CHANNER, Michael A.1, AULT, Alexis K.1, REINERS, Peter W.2 and STEARNS, Michael A.3, (1)Department of Geology, Utah State University, 4505 Old Main Hill, Logan, UT 84322, (2)Department of Geosciences, University of Arizona, Tucson, AZ 85721, (3)Geology and Geophysics, University of Utah, 135 S 1460 E, Salt Lake City, UT 84112-0111,

The transition between the Rio Grande rift and Basin and Range provinces in southwestern New Mexico is the site of protracted volcanism from ~60 Ma to 500 ka and associated epithermal mineralization. New (U-Th)/He (He) dates from fracture-hosted hematite in the Lordsburg Mining District of SW New Mexico are hypothesized to record mineralization related to hydrothermal circulation. Integrated field, hematite microtextural, and zircon geo- and thermochronologic data aid in hematite He data interpretation. Hematite fills NE–trending fractures that crosscut a brecciated rhyolite. Some fractures preserve open voids and hematite is not deformed post-precipitation. Scanning electron microscopy reveals the mm- to cm-thick botryoidal hematite comprises stacked ≥200 nm-thick sublayers of densely-packed, radiating, blade- to rod-like crystals ≤100 nm in diameter, corresponding to inferred bulk He closure temperatures of ≤40 ºC. Upper surfaces of many of these layers exhibit iridescent patches with color variations on mm- to m-scales. Forty-nine hematite aliquots from 10 samples yielded reproducible intrasample He dates from 3.4 ± 0.30 to 0.8 ± 0.02 Ma (mean ± 2s), with no age difference between iridescent and noniridescent samples from the same fracture fill.
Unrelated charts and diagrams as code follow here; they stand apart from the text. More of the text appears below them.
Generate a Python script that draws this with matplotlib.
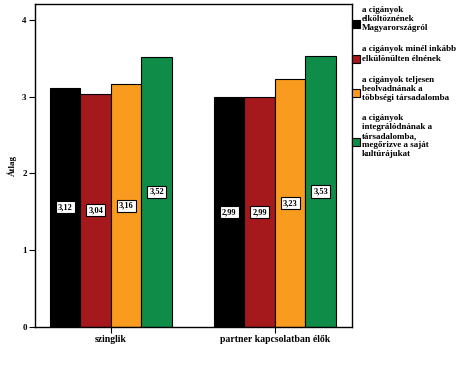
import numpy as np
import matplotlib.pyplot as plt
from matplotlib.patches import Rectangle

plt.rcParams["font.family"] = ["Liberation Serif", "DejaVu Serif"]

groups = ["szinglik", "partner kapcsolatban élők"]
series = [
    "a cigányok\nelköltöznének\nMagyarországról",
    "a cigányok minél inkább\nelkülönülten élnének",
    "a cigányok teljesen\nbeolvadnának a\ntöbbségi társadalomba",
    "a cigányok\nintegrálódnának a\ntársadalomba,\nmegőrizve a saját\nkultúrájukat",
]
values = [
    [3.12, 2.99],
    [3.04, 2.99],
    [3.16, 3.23],
    [3.52, 3.53],
]
colors = ["#000000", "#a5191c", "#f99b1f", "#0f8c47"]

fig = plt.figure(figsize=(4.68, 3.75), dpi=100)
ax = fig.add_axes([35 / 468, 48 / 375, 317 / 468, 323 / 375])

x = np.arange(len(groups))
w = 0.186
for i, (vals, c) in enumerate(zip(values, colors)):
    pos = x + (i - 1.5) * w
    ax.bar(pos, vals, width=w, color=c, edgecolor="black", linewidth=0.8)
    for px, v in zip(pos, vals):
        ax.text(px, v / 2, f"{v:.2f}".replace(".", ","), ha="center", va="center",
                fontsize=6, fontweight="bold",
                bbox=dict(boxstyle="square,pad=0.25", fc="white", ec="black", lw=0.8))

ax.set_xlim(-0.463, 1.47)
ax.set_ylim(0, 4.208)
ax.set_xticks(x)
ax.set_xticklabels(groups, fontsize=7, fontweight="bold")
ax.set_yticks([0, 1, 2, 3, 4])
ax.set_yticklabels(["0", "1", "2", "3", "4"], fontsize=6.5, fontweight="bold")
ax.tick_params(length=4, width=0.8, direction="out", pad=2)
ax.set_ylabel("Átlag", fontsize=6.5, fontweight="bold", labelpad=4)
for s in ax.spines.values():
    s.set_linewidth(1.0)

# legend at right, drawn by hand
text_centers = [19, 54, 89, 136]
square_centers = [23.5, 59, 93, 142]
for lbl, c, ty, sy in zip(series, colors, text_centers, square_centers):
    fig.add_artist(Rectangle((352 / 468, (375 - sy - 4) / 375), 8 / 468, 8 / 375,
                             transform=fig.transFigure, fc=c, ec="black", lw=0.8))
    fig.text(362 / 468, (375 - ty) / 375, lbl, ha="left", va="center",
             fontsize=6.5, fontweight="bold", linespacing=1.2)

fig.savefig("out.png", dpi=100)
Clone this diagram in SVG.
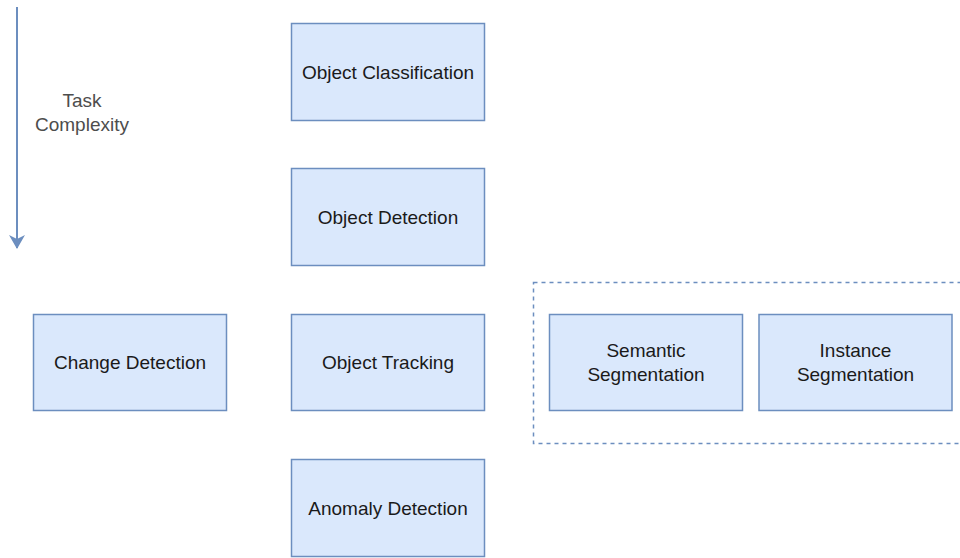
<svg xmlns="http://www.w3.org/2000/svg" width="960" height="558" viewBox="0 0 960 558">
  <defs>
    <style>
      .node rect { fill: #dae8fc; stroke: #6c8ebf; stroke-width: 1.5; }
      .node text { font-family: "Liberation Sans", Arial, sans-serif; font-size: 19px; fill: #1a1a1a; text-anchor: middle; }
      .label { font-family: "Liberation Sans", Arial, sans-serif; font-size: 19px; fill: #4d4d4d; text-anchor: middle; }
      .group-frame { fill: none; stroke: #6c8ebf; stroke-width: 1.5; stroke-dasharray: 4 4; }
    </style>
    <marker id="arrowhead" viewBox="0 0 14 16" refX="13" refY="8" markerWidth="14" markerHeight="16" markerUnits="userSpaceOnUse" orient="auto">
      <path d="M0,0 L14,8 L0,16 L4,8 Z" fill="#6c8ebf"/>
    </marker>
  </defs>
  <rect width="960" height="558" fill="#ffffff"/>

  <!-- complexity axis -->
  <g id="connectors">
    <line x1="17" y1="7" x2="17" y2="248" stroke="#6c8ebf" stroke-width="2" marker-end="url(#arrowhead)"/>
  </g>
  <g id="axis-label">
    <text class="label" x="82" y="107">Task</text>
    <text class="label" x="82" y="131">Complexity</text>
  </g>

  <!-- segmentation group frame -->
  <rect class="group-frame" x="533.5" y="282.5" width="440" height="161"/>

  <g id="object-classification" class="node">
    <rect x="291.5" y="23.5" width="193" height="97"/>
    <text x="388" y="79">Object Classification</text>
  </g>
  <g id="object-detection" class="node">
    <rect x="291.5" y="168.5" width="193" height="97"/>
    <text x="388" y="224">Object Detection</text>
  </g>
  <g id="object-tracking" class="node">
    <rect x="291.5" y="314.5" width="193" height="96"/>
    <text x="388" y="369">Object Tracking</text>
  </g>
  <g id="anomaly-detection" class="node">
    <rect x="291.5" y="459.5" width="193" height="97"/>
    <text x="388" y="515">Anomaly Detection</text>
  </g>
  <g id="change-detection" class="node">
    <rect x="33.5" y="314.5" width="193" height="96"/>
    <text x="130" y="369">Change Detection</text>
  </g>
  <g id="semantic-segmentation" class="node">
    <rect x="549.5" y="314.5" width="193" height="96"/>
    <text x="646" y="357">Semantic</text>
    <text x="646" y="381">Segmentation</text>
  </g>
  <g id="instance-segmentation" class="node">
    <rect x="759" y="314.5" width="193" height="96"/>
    <text x="855.5" y="357">Instance</text>
    <text x="855.5" y="381">Segmentation</text>
  </g>
</svg>
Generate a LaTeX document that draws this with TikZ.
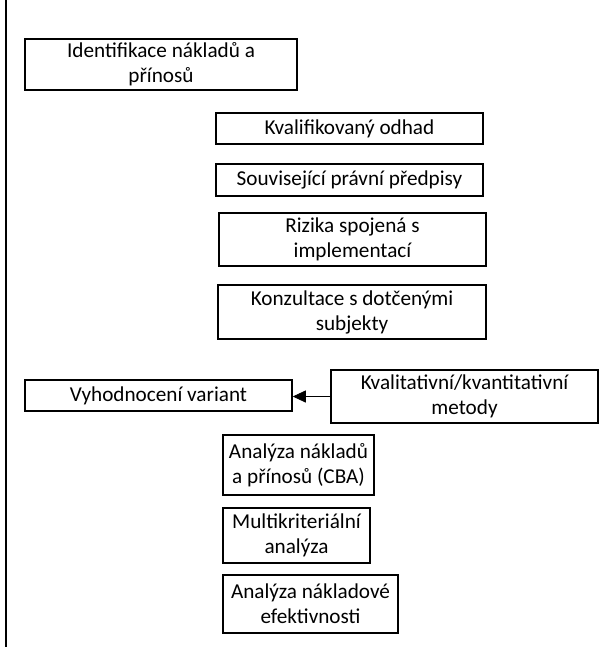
\documentclass[tikz,border=0pt]{standalone}
\usepackage{fontspec}
\setmainfont{Carlito}
\usetikzlibrary{arrows.meta}

\tikzset{
  box/.style={draw, line width=1.5pt, align=center, inner sep=0pt,
    font=\fontsize{21.2}{25}\selectfont},
}

\begin{document}
\begin{tikzpicture}[x=1pt,y=-1pt]
\useasboundingbox (0,0) rectangle (609,647);
\draw[line width=2pt] (6,0) -- (6,647);

\node[box, minimum width=272, minimum height=51] (ident) at (161,64.5) {Identifikace nákladů a\\přínosů};

\node[box, minimum width=267, minimum height=31] (kval) at (349.5,128.5) {Kvalifikovaný odhad};
\node[box, minimum width=267, minimum height=32] (souv) at (349.5,180) {Související právní předpisy};
\node[box, minimum width=267, minimum height=53] (rizika) at (352.5,239.5) {Rizika spojená s\\implementací};
\node[box, minimum width=268, minimum height=54] (konz) at (352,312) {Konzultace s dotčenými\\subjekty};

\node[box, minimum width=267, minimum height=31] (vyhod) at (158.5,395.5) {Vyhodnocení variant};
\node[box, minimum width=267, minimum height=53] (metody) at (464.5,396.5) {Kvalitativní/kvantitativní\\metody};
\draw[line width=0.8pt, -{Triangle[length=13pt,width=12pt]}] (metody.west) -- (metody.west -| vyhod.east);

\node[box, minimum width=151, minimum height=60] (cba) at (298.5,465) {Analýza nákladů\\a přínosů (CBA)};
\node[box, minimum width=147, minimum height=55] (multi) at (296.5,535.5) {Multikriteriální\\analýza};
\node[box, minimum width=175, minimum height=58] (efekt) at (310.5,604) {Analýza nákladové\\efektivnosti};

\end{tikzpicture}
\end{document}
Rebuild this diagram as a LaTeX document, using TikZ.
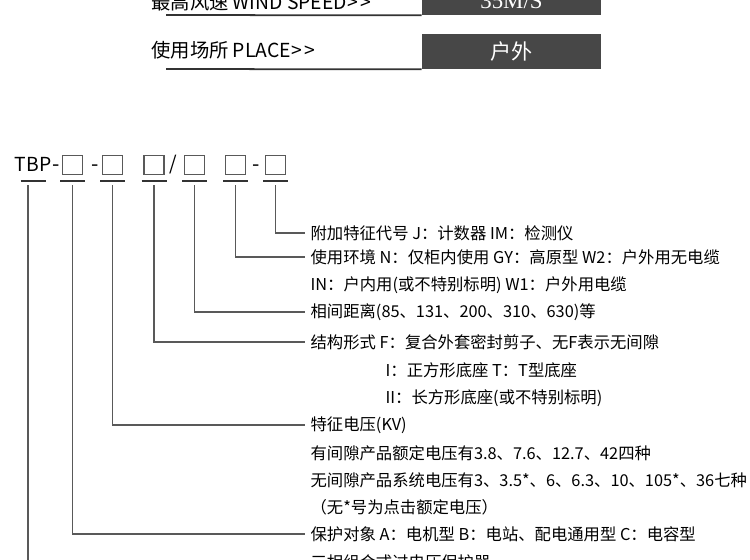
\documentclass[tikz,border=0pt]{standalone}
\usepackage{fontspec}
\setmainfont{Noto Sans CJK SC}[Ligatures=NoCommon]
\newfontfamily\tagserif{Liberation Serif}
\usetikzlibrary{calc,positioning}

\begin{document}
\begin{tikzpicture}[x=0.02cm,y=-0.02cm,
  codebox/.style={draw=black!65,line width=0.8pt,minimum width=0.4cm,minimum height=0.38cm,inner sep=0pt},
  hyph/.style={inner sep=0pt,anchor=base,font=\fontsize{12}{14}\selectfont},
  uline/.style={black!80,line width=1pt},
  lead/.style={black!65,line width=1pt},
  head/.style={anchor=west,inner sep=0pt,font=\fontsize{11}{13}\selectfont},
  tag/.style={fill=black!72,text=white,minimum width=3.58cm,minimum height=0.7cm,inner sep=0pt,font=\fontsize{12}{14}\selectfont},
  note/.style={anchor=west,inner xsep=3pt,inner ysep=0pt,font=\fontsize{9.3}{11}\selectfont}]
  \useasboundingbox (0,0) rectangle (750,559);
  % parameter rows (top)
  \node[head] (wind) at (151,2.5) {最高风速 WIND SPEED>\,>};
  \node[tag] (windv) at (511.5,-2.5) {};
  \node[text=white,inner sep=0pt,font=\tagserif\fontsize{13}{15}\selectfont] (windt) at (511.5,1) {35M/S};
  \draw[uline] (166,15) -- (windv.south west);
  \node[head] (place) at (151,50) {使用场所 PLACE>\,>};
  \node[tag] (placev) at (511.5,51.5) {户外};
  \draw[uline] (166,69) -- (placev.south west);
  % model code
  \node[inner sep=0pt,font=\fontsize{11}{13}\selectfont] (tbp) at (33,164) {TBP};
  \node[hyph] (d1) at (56.5,171) {-};
  \node[codebox] (b1) at (72.5,165) {};
  \node[hyph] (d2) at (95,171) {-};
  \node[codebox] (b2) at (112.5,165) {};
  \node[codebox] (b3) at (154,165) {};
  \node[inner sep=0pt,font=\fontsize{11}{13}\selectfont] (sl) at (173.5,165) {/};
  \node[codebox] (b4) at (194.5,165) {};
  \node[codebox] (b5) at (235.5,165) {};
  \node[hyph] (d3) at (256,171) {-};
  \node[codebox] (b6) at (275.5,165) {};
  \coordinate (ul) at (0,181);
  \coordinate (vt) at (0,185);
  \foreach \n in {tbp,b1,b2,b3,b4,b5,b6}
    \draw[uline] ($(\n |- ul)+(-12.5,0)$) -- ($(\n |- ul)+(12.5,0)$);
  % explanations
  \node[note] (r1) at (305,233) {附加特征代号 J：计数器 IM：检测仪};
  \node[note] (r2) at (305,257) {使用环境 N：仅柜内使用 GY：高原型 W2：户外用无电缆};
  \node[note] (r2b) at (305,285) {IN：户内用(或不特别标明) W1：户外用电缆};
  \node[note] (r3) at (305,312) {相间距离(85、131、200、310、630)等};
  \node[note] (r4) at (305,342) {结构形式 F：复合外套密封剪子、无F表示无间隙};
  \node[note] (r4b) at (380,370) {I：正方形底座 T：T型底座};
  \node[note] (r4c) at (380,398) {II：长方形底座(或不特别标明)};
  \node[note] (r5) at (305,425) {特征电压(KV)};
  \node[note] (r5b) at (305,453) {有间隙产品额定电压有3.8、7.6、12.7、42四种};
  \node[note] (r5c) at (305,480) {无间隙产品系统电压有3、3.5*、6、6.3、10、105*、36七种};
  \node[note] (r5d) at (305,507) {（无*号为点击额定电压）};
  \node[note] (r6) at (305,534) {保护对象 A：电机型 B：电站、配电通用型 C：电容型};
  \node[note] (r7) at (305,562) {三相组合式过电压保护器};
  % leaders
  \draw[lead] (b6 |- vt) |- (r1.west);
  \draw[lead] (b5 |- vt) |- (r2.west);
  \draw[lead] (b4 |- vt) |- (r3.west);
  \draw[lead] (b3 |- vt) |- (r4.west);
  \draw[lead] (b2 |- vt) |- (r5.west);
  \draw[lead] (b1 |- vt) |- (r6.west);
  \draw[lead] ([xshift=-3pt]tbp |- vt) |- (r7.west);
\end{tikzpicture}
\end{document}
New LA-ICP-MS U-Pb zircon dates (~90–54 Ma) and previously published dates (~56–52 Ma) overlap with new zircon He dates of 51 ± 0.14 Ma and 51 ± 4.6 Ma from the from two rhyolite host rock samples. New U-Pb zircon results are complicated, but the youngest dates from both samples of 54 ± 1.3 Ma are inferred to represent the eruption age. This, along with lack of zircon He date-eU and date-grain size trends, implies host rock zircons have not experienced appreciable post-crystallization He loss, limiting surface erosion since ~50 Ma. Although partial hematite He loss from the fine-grained, low-retentivity domains could be triggered by regional thermal effects including nearby ~500 ka volcanism, the hematite textural observations, hematite He and zircon He data patterns, and regional thermochronology data imply hematite He dates record fracture-hosted epithermal mineralization.